Tracy Palmer is a British scientist who studies tiny living things called microbes or bacteria. She is a professor of microbiology at Newcastle University in England. She is famous for her important work on how bacteria move special proteins around, especially through something called the twin-arginine translocation (Tat) pathway.

Early Life and School

Tracy Palmer was born in Sheffield, England, on May 8, 1967. Her dad worked with steel. She grew up in a town called Stocksbridge and went to high school there.

She later went to the University of Birmingham. In 1988, she earned a degree in biochemistry, which is the study of the chemical processes happening inside living things. In 1992, she earned her PhD, which is a very high university degree. For her PhD, she studied how a special protein pump works in bacteria that use sunlight for energy. She was inspired by another scientist, Peter D. Mitchell, who studied how cells make energy.

Career and Discoveries

Professor Palmer's main research is about how bacteria send proteins out of their cells. Imagine bacteria as tiny factories; they need to send out certain products (proteins) to do their jobs.

The Tat System

One of her biggest discoveries was helping to find the bacterial Tat protein secretion system. This system is very special because it can move proteins that are already folded into their correct shapes across the bacteria's outer layer, called a biological membrane. It does this without letting other tiny particles, called ions, leak out. This is like moving a fully built car through a wall without making a hole!

Type VII Secretion System

Professor Palmer also started studying another way bacteria move proteins, called the Type VII secretion system (T7SS). She studied this in a type of bacteria called Staphylococcus aureus, which can cause infections in humans. Her team showed that this T7SS helps bacteria fight each other.
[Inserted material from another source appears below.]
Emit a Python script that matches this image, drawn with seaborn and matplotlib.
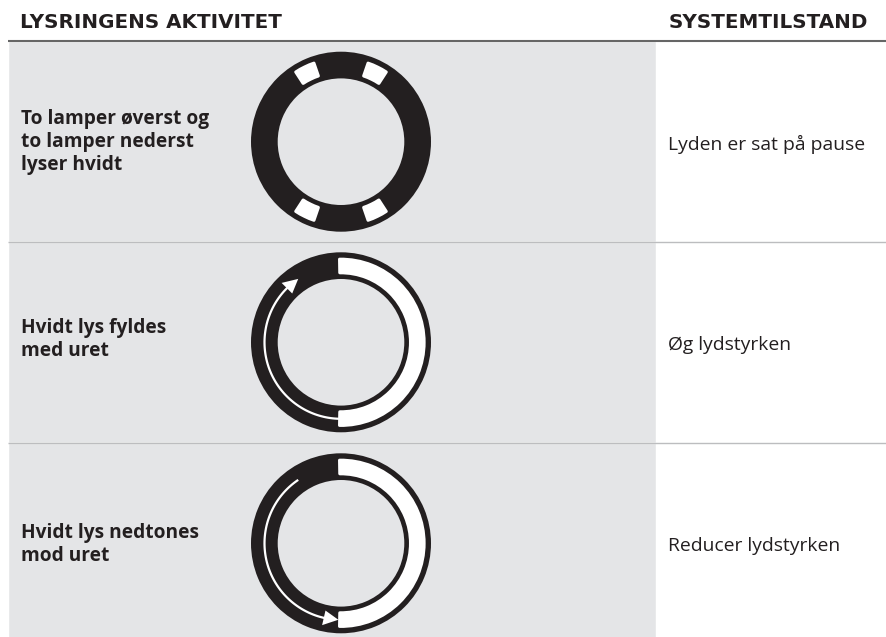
import numpy as np
import pandas as pd
import seaborn as sns
import matplotlib.pyplot as plt
from matplotlib.patches import Wedge, Polygon

# table content
col_titles = ["LYSRINGENS AKTIVITET", "SYSTEMTILSTAND"]
activities = ["To lamper øverst og\nto lamper nederst\nlyser hvidt",
              "Hvidt lys fyldes\nmed uret",
              "Hvidt lys nedtones\nmod uret"]
states = ["Lyden er sat på pause", "Øg lydstyrken", "Reducer lydstyrken"]
panel_widths = [648, 648, 648]

# light ring drawing, angles in degrees clockwise on screen
lamp_angles = [64, 116, 244, 296]
lit_arc = [-91, 91]
arrow_sweeps = [None, [91, 236], [236, 92]]

INK = "#231f20"
GRAY = "#e4e5e7"

sns.set_theme(style="white")
plt.rcParams['font.family'] = ['Open Sans', 'DejaVu Sans']

fig = plt.figure(figsize=(8.86, 6.37), dpi=100)

# rows are 201 px high, the last one is cut off by the figure edge
ax = fig.add_axes([8 / 886, (637 - 41 - 603) / 637, 878 / 886, 603 / 637])
df = pd.DataFrame({"activity": activities, "width": panel_widths})
sns.barplot(data=df, x="width", y="activity", orient="h", width=1, color=GRAY,
            saturation=1, ax=ax)
ax.set_xlim(0, 878)
ax.set_ylim(2.5, -0.5)
ax.hlines([0.5, 1.5], 0, 878, color="#bcbdbf", lw=1)
ax.set_axis_off()

# overlay in pixels for the rings and texts
ov = fig.add_axes([0, 0, 1, 1])
ov.set_xlim(0, 886)
ov.set_ylim(637, 0)
ov.set_axis_off()
ov.patch.set_alpha(0)

ov.plot([8, 886], [40.7, 40.7], color="#666666", lw=1.5, solid_capstyle="butt")

ring_x = 341
ring_y = [141.7, 342.3, 543.3]
label_y = [142, 339.5, 544.5]
R_OUT, R_IN = 90, 63.3
R_LIT_OUT, R_LIT_IN = 84.6, 68
R_ARROW = 76.5


def polar(cy, ang, r):
    a = np.radians(ang)
    return ring_x + r * np.cos(a), cy + r * np.sin(a)


def lit(cy, t1, t2):
    # wide round stroke gives the soft corners of the lamps
    ov.add_patch(Wedge((ring_x, cy), R_LIT_OUT - 1.5, t1, t2, width=R_LIT_OUT - R_LIT_IN - 3,
                       fc="white", ec="white", lw=2.2, joinstyle="round"))


for i, cy in enumerate(ring_y):
    ov.add_patch(Wedge((ring_x, cy), R_OUT, 0, 360, width=R_OUT - R_IN, fc=INK, ec="none"))
    if i == 0:
        for a in lamp_angles:
            lit(cy, a - 7, a + 7)
    else:
        lit(cy, lit_arc[0], lit_arc[1])
        start, end = arrow_sweeps[i]
        sgn = 1 if end > start else -1
        head = 11
        th = np.linspace(start, end - sgn * head + sgn * 2, 80)
        xs, ys = polar(cy, th, R_ARROW)
        ov.plot(xs, ys, color="white", lw=1.6, solid_capstyle="butt")
        tip = polar(cy, end, R_ARROW)
        b1 = polar(cy, end - sgn * head, R_ARROW - 7.5)
        b2 = polar(cy, end - sgn * head, R_ARROW + 7.5)
        ov.add_patch(Polygon([tip, b1, b2], closed=True, fc="white", ec="none"))

# texts, the wide bold headers come closest in DejaVu
ov.text(20, 22.5, col_titles[0], fontsize=14.3, fontweight="bold", family="DejaVu Sans",
        color=INK, va="center", ha="left")
ov.text(669, 22.5, col_titles[1], fontsize=14.3, fontweight="bold", family="DejaVu Sans",
        color=INK, va="center", ha="left")
for cy, ly, a, s in zip(ring_y, label_y, activities, states):
    ov.text(21, ly, a, fontsize=13.8, fontweight="bold", color=INK, va="center", ha="left",
            linespacing=1.18)
    ov.text(668, cy + 3, s, fontsize=13.85, color=INK, va="center", ha="left")

fig.savefig("out.png", dpi=100)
The S. aureus bacteria use it to send out a harmful substance that stops other similar bacteria from growing.

Working at Universities

After her PhD, Tracy Palmer worked at the University of Dundee from 1992 to 1996. She then received a special research award from the Royal Society in 1996. This allowed her to start her own research group at the John Innes Centre in Norwich, while also being connected to the University of East Anglia.

While in Norwich, she worked closely with Professor Ben C. Berks. Together, they won the Microbiology Society Fleming Prize Lecture in 2002 for their work on the Tat system.

In 2007, Professor Palmer moved back to the University of Dundee. She led the Division of Molecular Microbiology there for many years. In 2018, she moved to Newcastle University, where she now leads a research group that studies how microbes affect health and disease.

Professor Palmer has also helped the microbiology community by being an editor for important science journals like Microbiology and Molecular Microbiology. She also helps decide who gets research jobs at The Royal Society.

Awards and Special Recognitions

Professor Tracy Palmer has received many important awards for her scientific work:

  • In 2018, she was chosen as a Fellow of the Royal Society (FRS). This is a very high honor for scientists in the United Kingdom, given for making "major contributions to science."
  • In 2009, she became a Fellow of the Royal Society of Edinburgh (FRSE), which is a similar honor in Scotland.
  • She is also a Fellow of the American Academy of Microbiology and a member of the European Molecular Biology Organization (EMBO).
  • In 2021, she was elected as a Fellow of the Academy of Medical Sciences.